Следовательно, заключал автор, русские являлись исконным населением Крыма, где греки, римляне, готы, генуэзцы, татары, турки появились много позднее. Автор соглашался считать древних греков «культурным населением». Но все остальные были для него однозначно варварами, способными лишь грабить Крым и разрушать наследие «древнерусской тавроскифской культуры». «Что доброго могли принести с собой в русскую Тавриду орды татар – этот черный отблеск батыевщины? Паразитический, хищнический образ жизни – это исконное свойство крымского татарина», – восклицал он патетически (Югов 1949: 188). Образ татарских «кочевых, насильнических орд», похоже, преследовал его как страшный сон, и он не упускал случая еще и еще раз напоминать о «зловещей роли» татарского народа в русской истории (см., напр.: Югов 1968). Отличался он и другими «патриотическими» выступлениями; в частности, в 1960-х гг. пытался поднять общественность против известного историка А. А. Зимина, осмелившегося поставить под сомнение аутентичность «Слова о полку Игореве» (Югов 1965).

Сочинения писателя Югова, неизменно включавшие опус об Ахиллесе, неоднократно переиздавались (см., напр.: Югов 1975) и вошли в золотой фонд русской националистической литературы. В этих кругах с благодарностью подхватывали его версию о славянстве Ахиллеса. Популяризация этой идеи вызвала обеспокоенность у ученых, и в середине 1970-х гг. они несколько раз выступали с разъяснениями по поводу ее полной безосновательности.

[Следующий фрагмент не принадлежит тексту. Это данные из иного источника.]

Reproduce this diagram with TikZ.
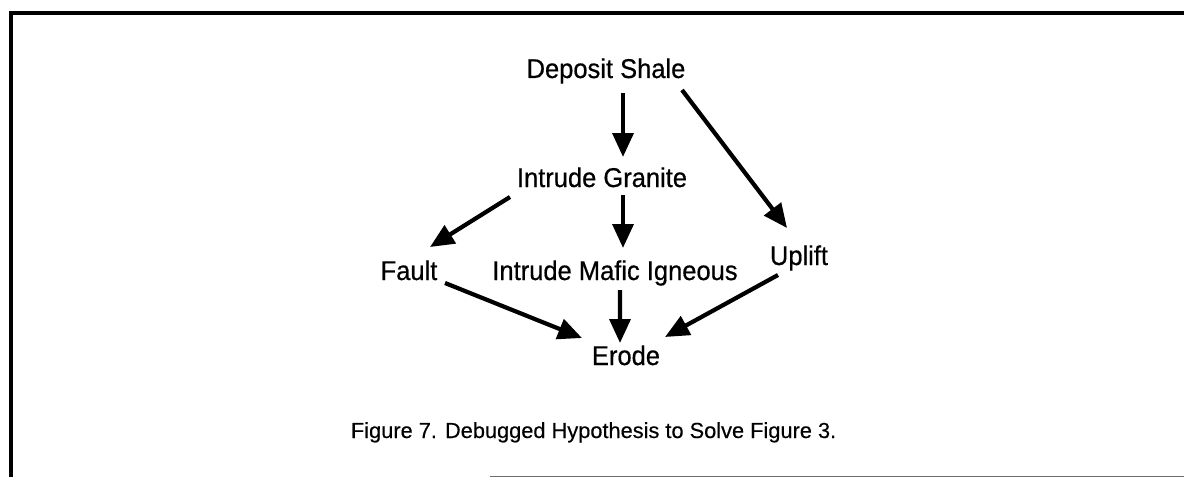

Речь шла о дилетантском подходе Югова к этимологическим построениям (Галкина 1975), о полном непонимании им смысла древних этнонимов (Ханпира 1974) и неумелом обращении с фольклорными сюжетами (Рыбаков 1985: 158), о его вольных манипуляциях с древними источниками и некорректном использовании трудов академика В. Г. Васильевского (Алексеев, Лихачев и др. 1976; Ханпира 1974).